▶ [Given problem] Omit pictures and quote the listing below line by line, from its start through the line that holds "const markerMHz = 97.30, markerDbm = -83.66;".

▶ [Available data]
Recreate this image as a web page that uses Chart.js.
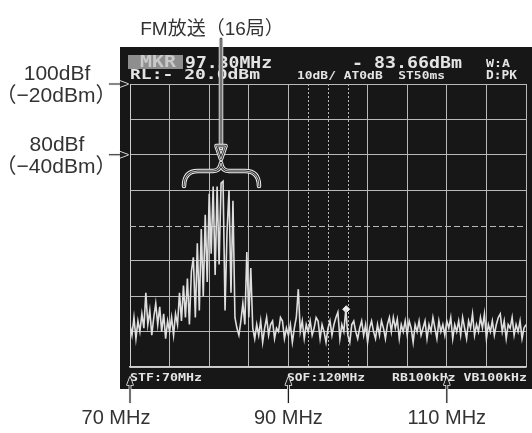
<!DOCTYPE html>
<html>
<head>
<meta charset="utf-8">
<script src="https://cdn.jsdelivr.net/npm/chart.js@4/dist/chart.umd.min.js"></script>
<style>
  html, body { margin: 0; padding: 0; background: #fff; }
  canvas { display: block; }
</style>
</head>
<body>
<canvas id="spec" width="532" height="433"></canvas>
<script>
// sweep: 70 MHz .. 120 MHz, one reading every 0.25 MHz
const startMHz = 70, stepMHz = 0.25;
const levelDbm = [
  -88, -91, -86, -92, -87, -90, -85, -89, -79, -88,   // 70.00 - 72.25
  -84, -91, -86, -82, -88, -83, -90, -85, -92, -87,   // 72.50 - 74.75
  -90, -86, -91, -85, -88, -79, -87, -77, -86, -75,   // 75.00 - 77.25
  -88, -73, -69, -86, -65, -84, -61, -80, -57, -76,   // 77.50 - 79.75
  -51, -68, -49, -74, -49, -71, -48, -47.5, -84, -62, // 80.00 - 82.25
  -50, -79, -53, -86, -89, -91, -87, -82, -88, -67.5, // 82.50 - 84.75
  -86, -72, -89, -92, -88, -91, -87, -93, -89, -86,   // 85.00 - 87.25
  -91, -88, -87, -92, -89, -90, -86, -87, -92, -89,   // 87.50 - 89.75
  -91, -88, -93, -89, -86, -78, -90, -87, -92, -88,   // 90.00 - 92.25
  -90, -87, -91, -89, -86, -87, -92, -88, -90, -93,   // 92.50 - 94.75
  -89, -87, -91, -88, -86, -84.5, -92, -88, -90, -83.7, // 95.00 - 97.25
  -91, -93, -88, -87, -90, -92, -89, -87, -91, -88,   // 97.50 - 99.75
  -93, -89, -87, -90, -92, -88, -91, -87, -89, -92,   // 100.00 - 102.25
  -88, -86, -90, -86, -89, -86.5, -92, -88, -90, -87, // 102.50 - 104.75
  -91, -87, -89, -93, -88, -90, -87, -91, -89, -87,   // 105.00 - 107.25
  -92, -88, -90, -86, -89, -92, -87, -90, -88, -91,   // 107.50 - 109.75
  -87, -89, -86, -92, -88, -90, -87, -91, -86, -89,   // 110.00 - 112.25
  -92, -87, -89, -85, -91, -88, -90, -86, -89, -85,   // 112.50 - 114.75
  -92, -88, -90, -87, -91, -88, -86, -85, -90, -87,   // 115.00 - 117.25
  -92, -88, -89, -86, -91, -88, -90, -87, -92, -89,   // 117.50 - 119.75
  -88                                                 // 120.00
];
const freqMHz = levelDbm.map((_, i) => startMHz + i * stepMHz);

// marker readout
const markerMHz = 97.30, markerDbm = -83.66;

// annotations outside the screen
const freqArrows = [70, 90, 110];
const freqArrowLabels = ['70 MHz', '90 MHz', '110 MHz'];
const refLevels = [-20, -40];
const refLabels = [['100dBf', '（−20dBm）'], ['80dBf', '（−40dBm）']];

const GRID = '#b9b9b9';
const SCREEN_TXT = '#e4e4e4';
const MONO = '"DejaVu Sans Mono", monospace';
const SANS = '"Liberation Sans", "Noto Sans CJK JP", sans-serif';

// text squeezed/stretched to a given width
function fitText(ctx, text, x, y, w, font, color) {
  ctx.save();
  ctx.font = font;
  ctx.fillStyle = color;
  ctx.textBaseline = 'alphabetic';
  const m = ctx.measureText(text).width;
  ctx.translate(x, y);
  ctx.scale(w / m, 1);
  ctx.fillText(text, 0, 0);
  ctx.restore();
}

// black arrow with a thin white rim so the tip shows on the screen too
function solidArrow(ctx, x0, y0, x1, y1) {
  const a = Math.atan2(y1 - y0, x1 - x0);
  ctx.save();
  ctx.translate(x0, y0);
  ctx.rotate(a);
  const len = Math.hypot(x1 - x0, y1 - y0);
  const shape = () => {
    ctx.beginPath();
    ctx.moveTo(0, -0.6);
    ctx.lineTo(len - 8, -0.6);
    ctx.lineTo(len - 8, -3);
    ctx.lineTo(len, 0);
    ctx.lineTo(len - 8, 3);
    ctx.lineTo(len - 8, 0.6);
    ctx.lineTo(0, 0.6);
    ctx.closePath();
  };
  ctx.lineJoin = 'round';
  ctx.strokeStyle = '#f0f0f0';
  ctx.lineWidth = 1.6;
  shape();
  ctx.stroke();
  ctx.fillStyle = '#1e1e1e';
  shape();
  ctx.fill();
  ctx.restore();
}

// outlined (double) stroke used for the FM arrow and brace
function outlined(ctx, pathFn) {
  ctx.save();
  ctx.lineJoin = 'round';
  ctx.lineCap = 'round';
  [[4.5, '#f4f4f4'], [2.6, '#2a2a2a'], [0.9, '#cfcfcf']].forEach(([w, c]) => {
    ctx.lineWidth = w;
    ctx.strokeStyle = c;
    ctx.beginPath();
    pathFn();
    ctx.stroke();
  });
  ctx.restore();
}

const screenPlugin = {
  id: 'screen',
  beforeDraw(chart) {
    const ctx = chart.ctx;
    ctx.save();
    ctx.fillStyle = '#fff';
    ctx.fillRect(0, 0, chart.width, chart.height);
    ctx.fillStyle = '#171717';
    ctx.fillRect(120, 47, 412, 342);
    ctx.restore();
  },
  beforeDatasetsDraw(chart) {
    const ctx = chart.ctx, x = chart.scales.x, y = chart.scales.y;
    const a = chart.chartArea;
    ctx.save();
    ctx.strokeStyle = GRID;
    ctx.lineWidth = 1;
    ctx.setLineDash([2, 2]);
    [92.5, 95, 97.5].forEach(f => {
      const px = Math.round(x.getPixelForValue(f)) + 0.5;
      ctx.beginPath(); ctx.moveTo(px, a.top); ctx.lineTo(px, a.bottom); ctx.stroke();
    });
    ctx.setLineDash([6, 3]);
    const py = Math.round(y.getPixelForValue(-60)) + 0.5;
    ctx.beginPath(); ctx.moveTo(a.left, py); ctx.lineTo(a.right, py); ctx.stroke();
    ctx.restore();
  },
  afterDraw(chart) {
    const ctx = chart.ctx, x = chart.scales.x, y = chart.scales.y;

    // screen readouts
    ctx.save();
    ctx.fillStyle = '#8e8e8e';
    ctx.fillRect(128, 55, 55, 14);
    ctx.restore();
    fitText(ctx, 'MKR', 140, 67, 36, 'bold 15px ' + MONO, '#c9c9c9');
    fitText(ctx, '97.30MHz', 185, 68, 87, 'bold 16px ' + MONO, SCREEN_TXT);
    fitText(ctx, '- 83.66dBm', 352, 68, 110, 'bold 16px ' + MONO, SCREEN_TXT);
    fitText(ctx, 'W:A', 486, 67, 24, 'bold 11px ' + MONO, SCREEN_TXT);
    fitText(ctx, 'RL:- 20.0dBm', 130, 79, 130, 'bold 14px ' + MONO, SCREEN_TXT);
    fitText(ctx, '10dB/ AT0dB  ST50ms', 297, 79, 148, 'bold 11px ' + MONO, SCREEN_TXT);
    fitText(ctx, 'D:PK', 486, 79, 31, 'bold 12px ' + MONO, SCREEN_TXT);
    fitText(ctx, 'STF:70MHz', 130, 381, 72, 'bold 11px ' + MONO, SCREEN_TXT);
    fitText(ctx, 'SOF:120MHz', 287, 381, 78, 'bold 11px ' + MONO, SCREEN_TXT);
    fitText(ctx, 'RB100kHz VB100kHz', 392, 381, 135, 'bold 11px ' + MONO, SCREEN_TXT);

    // FM label, arrow and brace
    ctx.save();
    ctx.font = '19px ' + SANS;
    ctx.fillStyle = '#333';
    ctx.textAlign = 'center';
    ctx.fillText('FM放送（16局）', 212, 35);
    ctx.restore();
    const ax = 221;
    outlined(ctx, () => { ctx.moveTo(ax, 39); ctx.lineTo(ax, 148); });
    outlined(ctx, () => {
      ctx.moveTo(ax - 4.5, 146); ctx.lineTo(ax + 4.5, 146); ctx.lineTo(ax, 159); ctx.closePath();
    });
    outlined(ctx, () => {
      ctx.moveTo(184, 186);
      ctx.quadraticCurveTo(184, 171, 198, 171);
      ctx.lineTo(213, 171);
      ctx.quadraticCurveTo(220, 171, ax, 163);
      ctx.quadraticCurveTo(222, 171, 229, 171);
      ctx.lineTo(245, 171);
      ctx.quadraticCurveTo(259, 171, 259, 186);
    });

    // reference level labels on the left
    refLevels.forEach((lv, i) => {
      const py = y.getPixelForValue(lv);
      solidArrow(ctx, 109, py, 128, py);
      ctx.save();
      ctx.font = '21px ' + SANS;
      ctx.fillStyle = '#333';
      ctx.textAlign = 'center';
      ctx.fillText(refLabels[i][0], 57, py - 4);
      ctx.fillText(refLabels[i][1], 56, py + 18);
      ctx.restore();
    });

    // frequency labels below
    freqArrows.forEach((f, i) => {
      const px = x.getPixelForValue(f);
      solidArrow(ctx, px, 403, px, 377);
      ctx.save();
      ctx.font = '20px ' + SANS;
      ctx.fillStyle = '#333';
      ctx.textAlign = 'center';
      ctx.fillText(freqArrowLabels[i], i === 0 ? px - 14 : px, 424);
      ctx.restore();
    });
  }
};

new Chart(document.getElementById('spec'), {
  type: 'line',
  data: {
    labels: freqMHz,
    datasets: [{
      data: levelDbm,
      borderColor: '#dedede',
      borderWidth: 1.6,
      pointRadius: 0,
      tension: 0
    }, {
      type: 'scatter',
      data: [{ x: markerMHz, y: markerDbm }],
      pointStyle: 'rectRot',
      pointRadius: 3.5,
      backgroundColor: '#f2f2f2',
      borderColor: '#f2f2f2'
    }]
  },
  options: {
    responsive: false,
    animation: false,
    layout: { padding: { left: 130, right: 6, top: 84, bottom: 66 } },
    plugins: { legend: { display: false }, tooltip: { enabled: false } },
    scales: {
      x: {
        type: 'linear', min: 70, max: 120,
        ticks: { display: false, stepSize: 5 },
        grid: {
          drawTicks: false,
          color: c => (c.tick && c.tick.value === 95) ? 'rgba(0,0,0,0)' : GRID
        },
        border: { color: '#d0d0d0', width: 1.5 }
      },
      y: {
        min: -100, max: -20,
        ticks: { display: false, stepSize: 10 },
        grid: {
          drawTicks: false,
          color: c => (c.tick && c.tick.value === -60) ? 'rgba(0,0,0,0)' : GRID
        },
        border: { color: '#d0d0d0', width: 1 }
      }
    }
  },
  plugins: [screenPlugin]
});
</script>
</body>
</html>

▶ [Answer for this exercise]
Recreate this image as a web page that uses Chart.js.
<!DOCTYPE html>
<html>
<head>
<meta charset="utf-8">
<script src="https://cdn.jsdelivr.net/npm/chart.js@4/dist/chart.umd.min.js"></script>
<style>
  html, body { margin: 0; padding: 0; background: #fff; }
  canvas { display: block; }
</style>
</head>
<body>
<canvas id="spec" width="532" height="433"></canvas>
<script>
// sweep: 70 MHz .. 120 MHz, one reading every 0.25 MHz
const startMHz = 70, stepMHz = 0.25;
const levelDbm = [
  -88, -91, -86, -92, -87, -90, -85, -89, -79, -88,   // 70.00 - 72.25
  -84, -91, -86, -82, -88, -83, -90, -85, -92, -87,   // 72.50 - 74.75
  -90, -86, -91, -85, -88, -79, -87, -77, -86, -75,   // 75.00 - 77.25
  -88, -73, -69, -86, -65, -84, -61, -80, -57, -76,   // 77.50 - 79.75
  -51, -68, -49, -74, -49, -71, -48, -47.5, -84, -62, // 80.00 - 82.25
  -50, -79, -53, -86, -89, -91, -87, -82, -88, -67.5, // 82.50 - 84.75
  -86, -72, -89, -92, -88, -91, -87, -93, -89, -86,   // 85.00 - 87.25
  -91, -88, -87, -92, -89, -90, -86, -87, -92, -89,   // 87.50 - 89.75
  -91, -88, -93, -89, -86, -78, -90, -87, -92, -88,   // 90.00 - 92.25
  -90, -87, -91, -89, -86, -87, -92, -88, -90, -93,   // 92.50 - 94.75
  -89, -87, -91, -88, -86, -84.5, -92, -88, -90, -83.7, // 95.00 - 97.25
  -91, -93, -88, -87, -90, -92, -89, -87, -91, -88,   // 97.50 - 99.75
  -93, -89, -87, -90, -92, -88, -91, -87, -89, -92,   // 100.00 - 102.25
  -88, -86, -90, -86, -89, -86.5, -92, -88, -90, -87, // 102.50 - 104.75
  -91, -87, -89, -93, -88, -90, -87, -91, -89, -87,   // 105.00 - 107.25
  -92, -88, -90, -86, -89, -92, -87, -90, -88, -91,   // 107.50 - 109.75
  -87, -89, -86, -92, -88, -90, -87, -91, -86, -89,   // 110.00 - 112.25
  -92, -87, -89, -85, -91, -88, -90, -86, -89, -85,   // 112.50 - 114.75
  -92, -88, -90, -87, -91, -88, -86, -85, -90, -87,   // 115.00 - 117.25
  -92, -88, -89, -86, -91, -88, -90, -87, -92, -89,   // 117.50 - 119.75
  -88                                                 // 120.00
];
const freqMHz = levelDbm.map((_, i) => startMHz + i * stepMHz);

// marker readout
const markerMHz = 97.30, markerDbm = -83.66;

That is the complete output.